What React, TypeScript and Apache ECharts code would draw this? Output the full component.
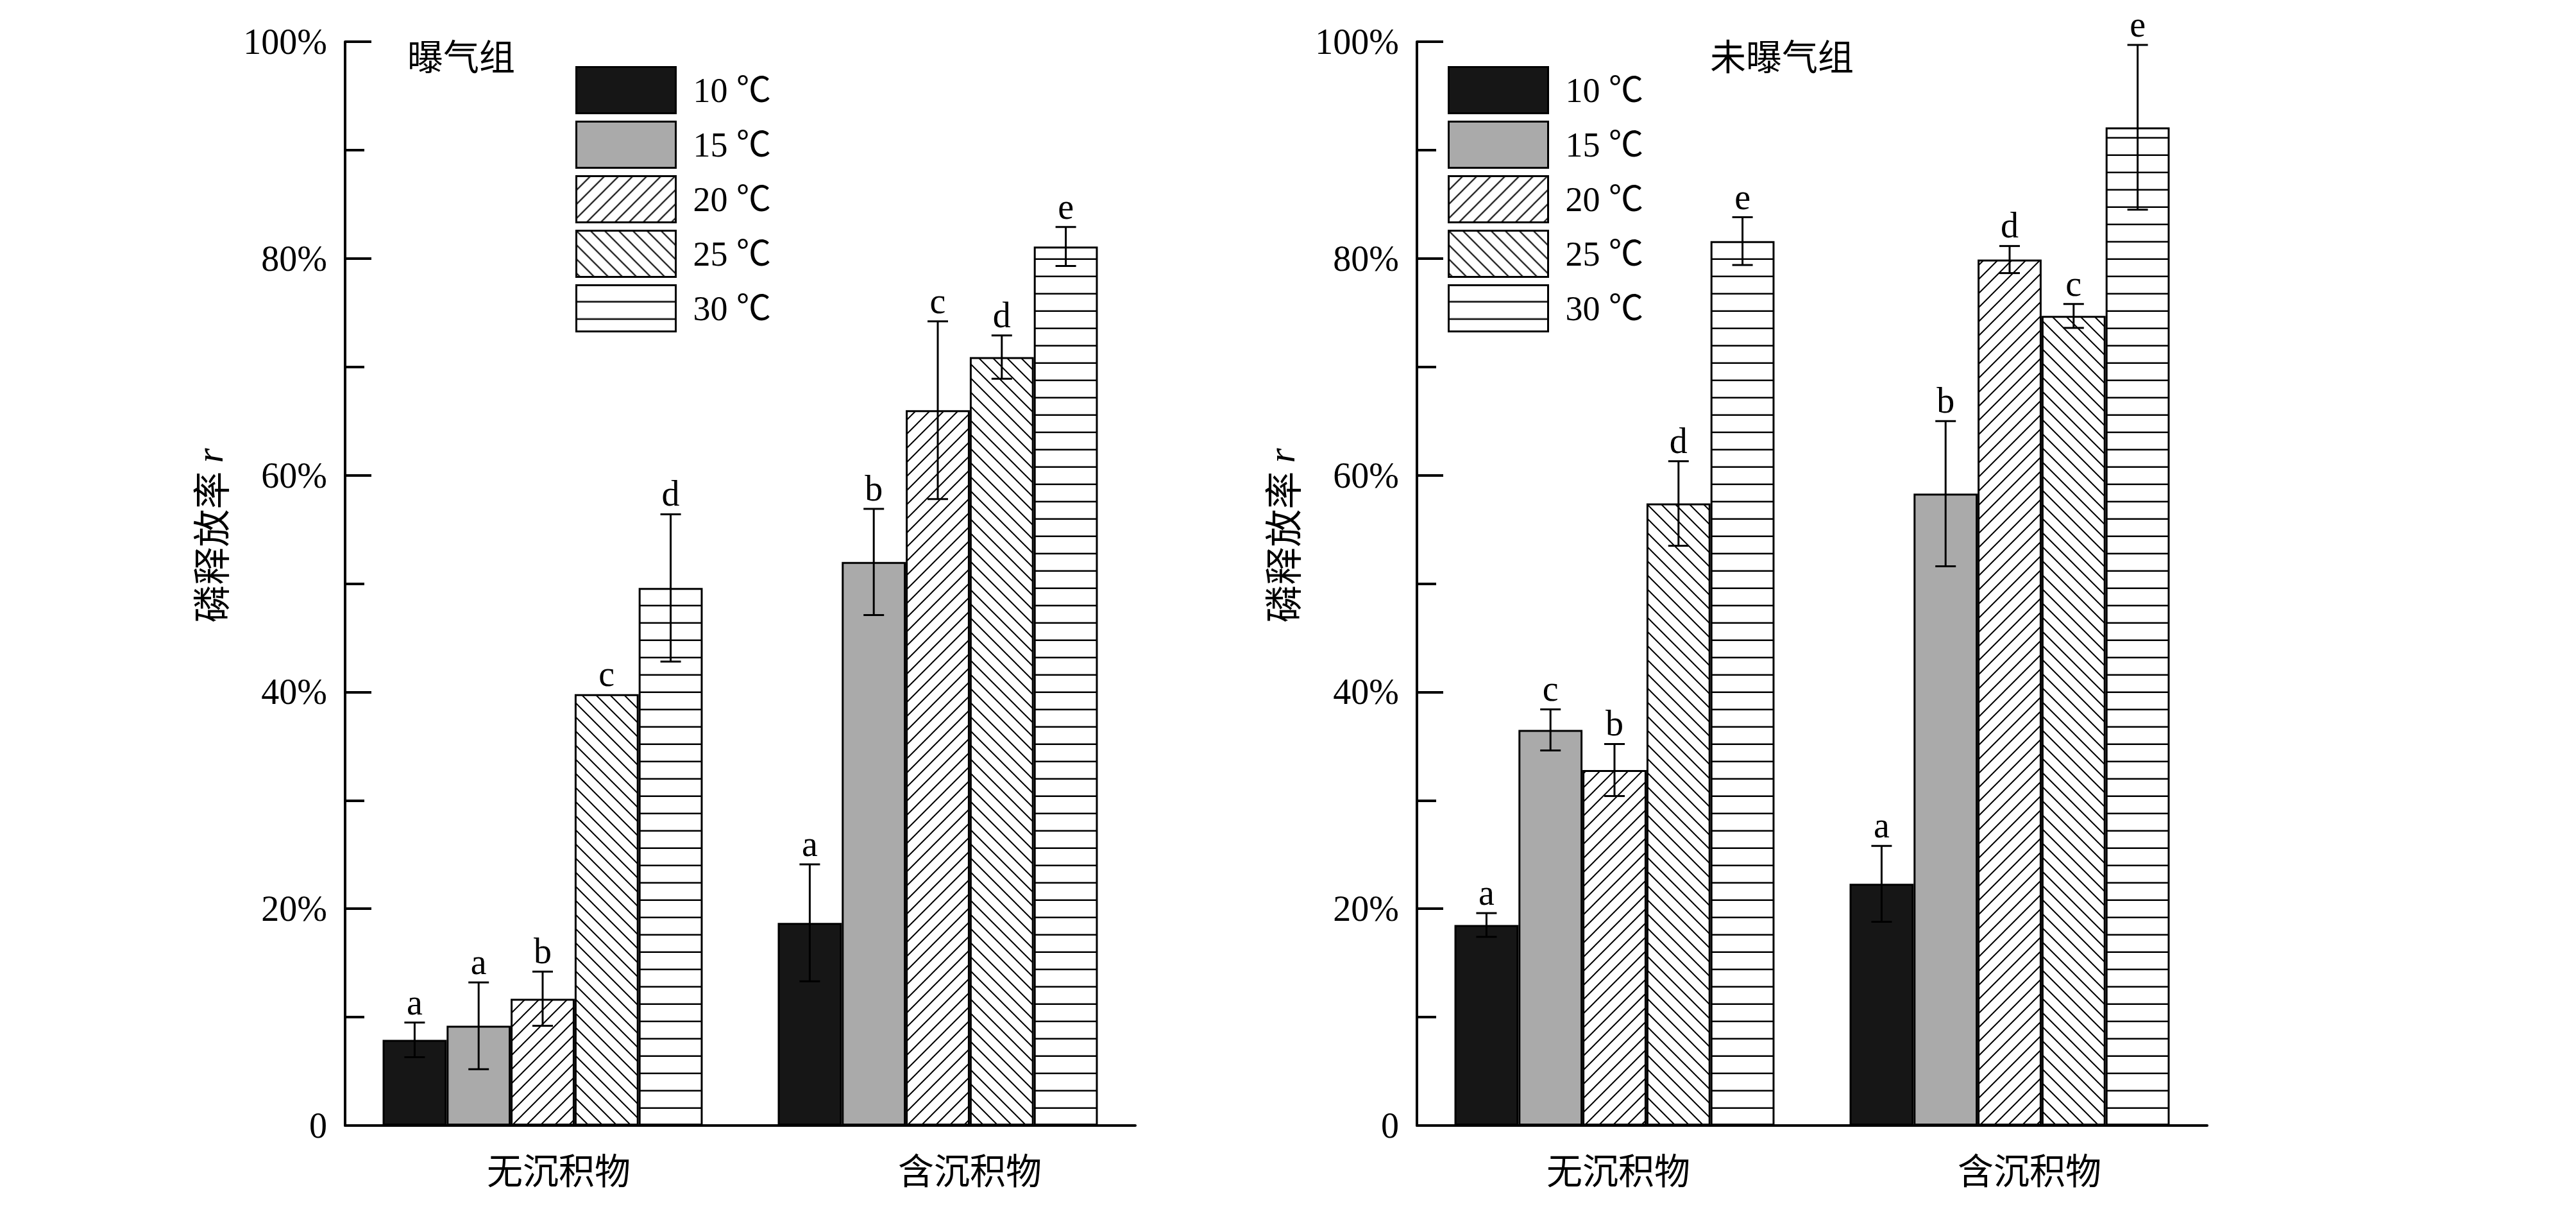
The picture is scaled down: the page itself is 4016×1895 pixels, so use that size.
import React, { useEffect, useRef } from "react";
import * as echarts from "echarts";

// ---------- data ----------
const categories = ["无沉积物", "含沉积物"];
const temps = ["10 ℃", "15 ℃", "20 ℃", "25 ℃", "30 ℃"];
const panelTitles = ["曝气组", "未曝气组"];
const yTickValues = [0, 20, 40, 60, 80, 100];

// 曝气组: per temperature [无沉积物, 含沉积物] (%)
const aeratedValues = [
  [7.9, 18.7],
  [9.2, 52.0],
  [11.7, 66.0],
  [39.8, 70.9],
  [49.6, 81.1],
];
const aeratedErrors = [
  [1.6, 5.4],
  [4.0, 4.9],
  [2.5, 8.2],
  [0, 2.0],
  [6.8, 1.8],
];
const aeratedLetters = [
  ["a", "a"],
  ["a", "b"],
  ["b", "c"],
  ["c", "d"],
  ["d", "e"],
];

// 未曝气组
const unaeratedValues = [
  [18.5, 22.3],
  [36.5, 58.3],
  [32.8, 79.9],
  [57.4, 74.7],
  [81.6, 92.1],
];
const unaeratedErrors = [
  [1.1, 3.5],
  [1.9, 6.7],
  [2.4, 1.25],
  [3.9, 1.1],
  [2.2, 7.6],
];
const unaeratedLetters = [
  ["a", "a"],
  ["c", "b"],
  ["b", "d"],
  ["d", "c"],
  ["e", "e"],
];

const panels = [
  { values: aeratedValues, errors: aeratedErrors, letters: aeratedLetters },
  { values: unaeratedValues, errors: unaeratedErrors, letters: unaeratedLetters },
];

// ---------- styling helpers ----------
const SERIF = "'Liberation Serif', 'Times New Roman', serif";
const CJK = "'Noto Sans CJK SC', sans-serif";
const CAT_GAP = 0.19;

function svgPattern(w: number, h: number, body: string) {
  const svg =
    `<svg xmlns="http://www.w3.org/2000/svg" width="${w}" height="${h}">` +
    `<rect width="${w}" height="${h}" fill="#ffffff"/>${body}</svg>`;
  return {
    image: "data:image/svg+xml;charset=utf-8," + encodeURIComponent(svg),
    repeat: "repeat",
    imageWidth: w,
    imageHeight: h,
  };
}

const S = 22;
const fwdHatch = svgPattern(
  S,
  S,
  `<path d="M0,${S} L${S},0 M${-S / 4},${S / 4} L${S / 4},${-S / 4} M${(3 * S) / 4},${(5 * S) / 4} L${(5 * S) / 4},${(3 * S) / 4}" stroke="#000" stroke-width="2" fill="none"/>`
);
const backHatch = svgPattern(
  S,
  S,
  `<path d="M0,0 L${S},${S} M${(3 * S) / 4},${-S / 4} L${(5 * S) / 4},${S / 4} M${-S / 4},${(3 * S) / 4} L${S / 4},${(5 * S) / 4}" stroke="#000" stroke-width="2" fill="none"/>`
);
const HZ = 27;
const horizHatch = svgPattern(
  10,
  HZ,
  `<rect x="0" y="${HZ - 2.5}" width="10" height="2.5" fill="#000"/>`
);

const fills: any[] = ["#161616", "#aaaaaa", fwdHatch, backHatch, horizHatch];

const gridLefts = [538, 2209];
const GRID_TOP = 65;
const GRID_W = 1232;
const GRID_H = 1689;
const labelOffsets = [
  [25, 50],
  [6, 31],
];
const legendLefts = [897, 2257];
const titleLefts = [635, 2666];

export default function App() {
  const ref = useRef<HTMLDivElement>(null);

  useEffect(() => {
    document.body.style.margin = "0";
    const chart = echarts.init(ref.current!, undefined, { renderer: "svg" });

    const grids = gridLefts.map((l) => ({
      left: l,
      top: GRID_TOP,
      width: GRID_W,
      height: GRID_H,
      containLabel: false,
      outerBoundsMode: "none",
    }));

    const xAxes = gridLefts.map((_, g) => {
      const rich: any = {};
      categories.forEach((_, i) => {
        rich["p" + i] = {
          fontFamily: CJK,
          fontSize: 56,
          color: "#000",
          padding: [0, 0, 0, 2 * labelOffsets[g][i]],
        };
      });
      return {
        type: "category",
        gridIndex: g,
        data: categories,
        axisLine: { show: true, lineStyle: { color: "#000", width: 4 } },
        axisTick: { show: false },
        splitLine: { show: false },
        axisLabel: {
          margin: 38,
          formatter: (v: string, i: number) => `{p${i}|${v}}`,
          rich,
        },
      };
    });

    const yAxes = gridLefts.map((_, g) => ({
      type: "value",
      gridIndex: g,
      min: yTickValues[0],
      max: yTickValues[yTickValues.length - 1],
      interval: 20,
      name: "{a|磷释放率 }{b|r}",
      nameLocation: "middle",
      nameGap: 182,
      nameRotate: 90,
      nameTextStyle: {
        padding: [0, 0, 0, 150],
        rich: {
          a: { fontFamily: CJK, fontSize: 59, color: "#000" },
          b: { fontFamily: SERIF, fontSize: 59, fontStyle: "italic", color: "#000" },
        },
      },
      axisLine: { show: true, lineStyle: { color: "#000", width: 4 } },
      axisTick: { show: true, inside: true, length: 41, lineStyle: { color: "#000", width: 4 } },
      minorTick: { show: true, splitNumber: 2, length: 30, lineStyle: { color: "#000", width: 4 } },
      splitLine: { show: false },
      minorSplitLine: { show: false },
      axisLabel: {
        margin: 28,
        fontFamily: SERIF,
        fontSize: 56,
        color: "#000",
        formatter: (v: number) => (v === 0 ? "0" : `${v}%`),
      },
    }));

    const series: any[] = [];
    panels.forEach((p, g) => {
      temps.forEach((t, k) => {
        series.push({
          type: "bar",
          name: t,
          xAxisIndex: g,
          yAxisIndex: g,
          data: p.values[k],
          barGap: "0%",
          barCategoryGap: `${CAT_GAP * 100}%`,
          itemStyle: { color: fills[k], borderColor: "#000", borderWidth: 3 },
          emphasis: { disabled: true },
          z: 2,
        });
      });
      const errData: number[][] = [];
      const letters: string[] = [];
      temps.forEach((_, k) => {
        categories.forEach((_, c) => {
          errData.push([c, p.values[k][c], p.errors[k][c], k]);
          letters.push(p.letters[k][c]);
        });
      });
      series.push({
        type: "custom",
        xAxisIndex: g,
        yAxisIndex: g,
        z: 5,
        encode: { x: 0, y: 1 },
        data: errData,
        renderItem: (params: any, api: any) => {
          const c = api.value(0);
          const v = api.value(1);
          const e = api.value(2);
          const k = api.value(3);
          const band = api.size([1, 0])[0];
          const bw = (band * (1 - CAT_GAP)) / temps.length;
          const base = api.coord([c, v]);
          const x = base[0] + (k - (temps.length - 1) / 2) * bw;
          const yTop = api.coord([c, v + e])[1];
          const yBot = api.coord([c, v - e])[1];
          const cap = 16;
          const ls = { stroke: "#000", lineWidth: 3 };
          const children: any[] = [];
          if (e > 0) {
            children.push(
              { type: "line", shape: { x1: x, y1: yTop, x2: x, y2: yBot }, style: ls },
              { type: "line", shape: { x1: x - cap, y1: yTop, x2: x + cap, y2: yTop }, style: ls },
              { type: "line", shape: { x1: x - cap, y1: yBot, x2: x + cap, y2: yBot }, style: ls }
            );
          }
          children.push({
            type: "text",
            style: {
              text: letters[params.dataIndex],
              x,
              y: yTop - 4,
              align: "center",
              verticalAlign: "bottom",
              fontFamily: SERIF,
              fontSize: 56,
              fill: "#000",
            },
          });
          return { type: "group", children };
        },
      });
    });

    const legends = legendLefts.map((l) => ({
      left: l,
      top: 103,
      orient: "vertical",
      padding: 0,
      itemWidth: 155,
      itemHeight: 72,
      itemGap: 10,
      icon: "rect",
      selectedMode: false,
      data: temps,
      itemStyle: { borderColor: "#000", borderWidth: 3 },
      textStyle: { fontFamily: `${SERIF}, ${CJK}`, fontSize: 54, color: "#000", padding: [0, 0, 0, 22] },
    }));

    const titles = panelTitles.map((t, i) => ({
      text: t,
      left: titleLefts[i],
      top: 56,
      padding: 0,
      textStyle: { fontFamily: CJK, fontSize: 56, fontWeight: "normal", color: "#000" },
    }));

    chart.setOption({
      animation: false,
      backgroundColor: "#ffffff",
      title: titles,
      legend: legends,
      grid: grids,
      xAxis: xAxes,
      yAxis: yAxes,
      series,
    });

    return () => chart.dispose();
  }, []);

  return <div ref={ref} style={{ width: 4016, height: 1895 }} />;
}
-=-=-=-=-
▶ _Task prompt_
Give again, word for word, every line from the top of the data through the line with "const yTickValues = [0, 20, 40, 60, 80, 100];", both ends included, and exclude the pictures.

▶ _Finished answer_
What React, TypeScript and Apache ECharts code would draw this? Output the full component.
The picture is scaled down: the page itself is 4016×1895 pixels, so use that size.
import React, { useEffect, useRef } from "react";
import * as echarts from "echarts";

// ---------- data ----------
const categories = ["无沉积物", "含沉积物"];
const temps = ["10 ℃", "15 ℃", "20 ℃", "25 ℃", "30 ℃"];
const panelTitles = ["曝气组", "未曝气组"];
const yTickValues = [0, 20, 40, 60, 80, 100];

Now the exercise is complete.